As debate continues within the Sixth Committee on specific aspects of the ILC’s draft articles and necessary next steps, both Schabas and Méndez agree that the draft proposals in their current form would make for a treaty that will have lasting resonance. ‘I think the ILC draft is good enough because the other temptation would be to water it down so much to get a good level of participation’, says Méndez. ‘The present draft is very self-conscious of those tendencies and is well worth supporting. If approved, it's going to make a difference.’

The draft presents an opportunity for the international community to coalesce around a common denominator, and demonstrate that despite these trends, the gravity of atrocity crimes is severe enough to warrant collective action

Shannon Raj Singh
Treasurer, IBA War Crimes Committee

Mark Ellis, IBA Executive Director, believes the treaty can’t come soon enough. ‘It has been more than 70 years since Nuremberg and while other atrocity crimes such as genocide, war crimes and torture have been given the heightened level of legal protection offered by an international treaty, the mechanisms to prosecute crimes against humanity remain elusive’, he says. ‘There is no reason to delay the consideration and passage of the draft articles which are modelled on provisions that states have already accepted from widely adhered to treaties.’

Raj Singh agrees that the time is right for the ILC’s proposals to be enshrined in international law: ‘We are in the midst of major democratic backsliding in jurisdictions across the globe, there has been a surge in populism and authoritarianism, and resistance to multilateralism is high’, she says. ‘The draft Convention on the Prevention and Punishment of Crimes Against Humanity presents an opportunity for the international community to coalesce around a common denominator, and demonstrate that despite these trends, the gravity of atrocity crimes is severe enough to warrant collective action.’

Hans Corell, former Co-Chair of the IBA Human Rights Institute, also sits on the steering committee. As former Legal Counsel of the UN, he knows all too well how drawn-out these drafting and negotiation processes can be. He believes a dedicated convention would succeed in regulating ‘all elements related to interstate cooperation in fighting these crimes’ and says the treaty’s progress has been nothing short of ‘extraordinary’.
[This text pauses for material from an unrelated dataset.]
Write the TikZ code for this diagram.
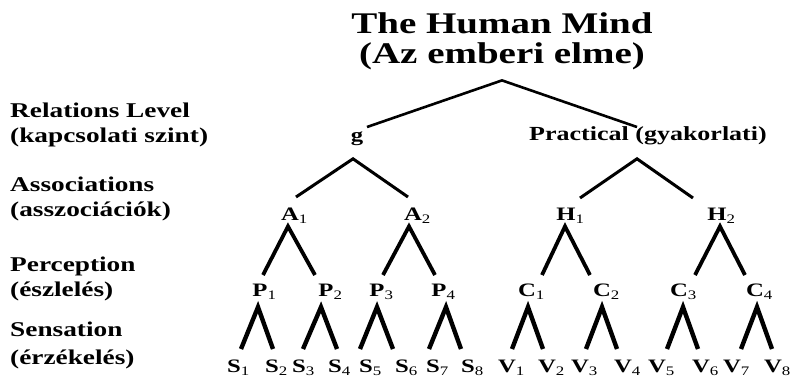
\documentclass[tikz,border=0pt]{standalone}
\usepackage{fontspec}
\setmainfont{Liberation Serif}[FakeStretch=1.3]
\usetikzlibrary{calc}

% index digit that does not widen the node
\newcommand\lowidx[1]{\rlap{\raisebox{-3pt}{\fontsize{13}{13}\selectfont\mdseries #1}}}

\begin{document}
\begin{tikzpicture}[
  x=1pt, y=-1pt,
  every node/.style={inner sep=0pt},
  heading/.style={anchor=base, font=\fontsize{30}{30}\selectfont\bfseries},
  lvl/.style={anchor=base west, align=left, font=\fontsize{21}{25}\selectfont\bfseries},
  item/.style={anchor=base, font=\fontsize{19}{19}\selectfont\bfseries},
  branch/.style={line width=#1, miter limit=20}
]
\useasboundingbox (0,0) rectangle (792,378);

\node[heading] (title) at (502,33) {The Human Mind};
\node[heading] (titlehu) at (502,63) {(Az emberi elme)};

% level names (placed by their second line)
\node[lvl] (relations) at (10,142) {Relations Level\\(kapcsolati szint)};
\node[lvl] (assoc) at (10,216) {Associations\\(asszociációk)};
\node[lvl] (percep) at (10,296) {Perception\\(észlelés)};
\node[lvl] (sensa) at (10,364) {Sensation\\[3pt](érzékelés)};

% tree
\node[item] (g) at (357,141) {g};
\node[item, font=\fontsize{20}{20}\selectfont\bfseries] (prac) at (648,140) {Practical (gyakorlati)};
\node[item] (A1) at (290,220) {A\lowidx{1}};
\node[item] (A2) at (413,220) {A\lowidx{2}};
\node[item] (H1) at (566,220) {H\lowidx{1}};
\node[item] (H2) at (717,220) {H\lowidx{2}};
\node[item] (P1) at (260,296) {P\lowidx{1}};
\node[item] (P2) at (326,296) {P\lowidx{2}};
\node[item] (P3) at (377,296) {P\lowidx{3}};
\node[item] (P4) at (439,296) {P\lowidx{4}};
\node[item] (C1) at (527,296) {C\lowidx{1}};
\node[item] (C2) at (602,296) {C\lowidx{2}};
\node[item] (C3) at (679,296) {C\lowidx{3}};
\node[item] (C4) at (755,296) {C\lowidx{4}};
\foreach \n/\x in {1/234,2/272,3/299,4/335,5/366,6/402,7/433,8/468}
  \node[item] (S\n) at (\x,372) {S\lowidx{\n}};
\foreach \n/\x in {1/507,2/547,3/580,4/623,5/657,6/701,7/732,8/773}
  \node[item] (V\n) at (\x,372) {V\lowidx{\n}};

% branches
\draw[branch=2.6pt] ($(g.base)+(10,-14)$) -- ($(titlehu.base)+(0,17.4)$) -- ($(prac.base)+(-11,-13)$);
\draw[branch=3pt] ($(A1.base)+(6,-23)$) -- ($(g.base)+(-4,17.8)$) -- ($(A2.base)+(-5,-23)$);
\draw[branch=3pt] ($(H1.base)+(14,-22)$) -- ($(prac.base)+(-11,18.8)$) -- ($(H2.base)+(-24,-22)$);
\foreach \p/\pdx/\l/\ldx/\r/\rdx in {A1/-2/P1/3/P2/-11, A2/-4/P3/6/P4/-4,
    H1/-1/C1/15/C2/-12, H2/3/C3/16/C4/-10}
  \draw[branch=3.8pt] ($(\l.base)+(\ldx,-21)$) -- ($(\p.base)+(\pdx,6.4)$) -- ($(\r.base)+(\rdx,-21)$);
\foreach \p/\pdx/\l/\ldx/\r/\rdx in {P1/-2/S1/7/S2/1, P2/-5/S3/4/S4/2,
    P3/0/S5/-6/S6/-9, P4/7/S7/-4/S8/-7, C1/1/V1/5/V2/-4, C2/0/V3/6/V4/-6,
    C3/4/V5/10/V6/-3, C4/2/V7/9/V8/-1}
  \draw[branch=4.4pt] ($(\l.base)+(\ldx,-23)$) -- ($(\p.base)+(\pdx,11.1)$) -- ($(\r.base)+(\rdx,-23)$);
\end{tikzpicture}
\end{document}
Sadat is encouraged by the fact that so many states have been willing to engage with the ILC’s latest draft articles. ‘Overwhelmingly states were saying that we need to move forward and we need a clear timeline’, she says. ‘Crimes against humanity are happening right now and that really was the point of the Myanmar intervention and the Haitian intervention and several others, who gave very moving testimonials as to how crimes against humanity can devastate a country for centuries.’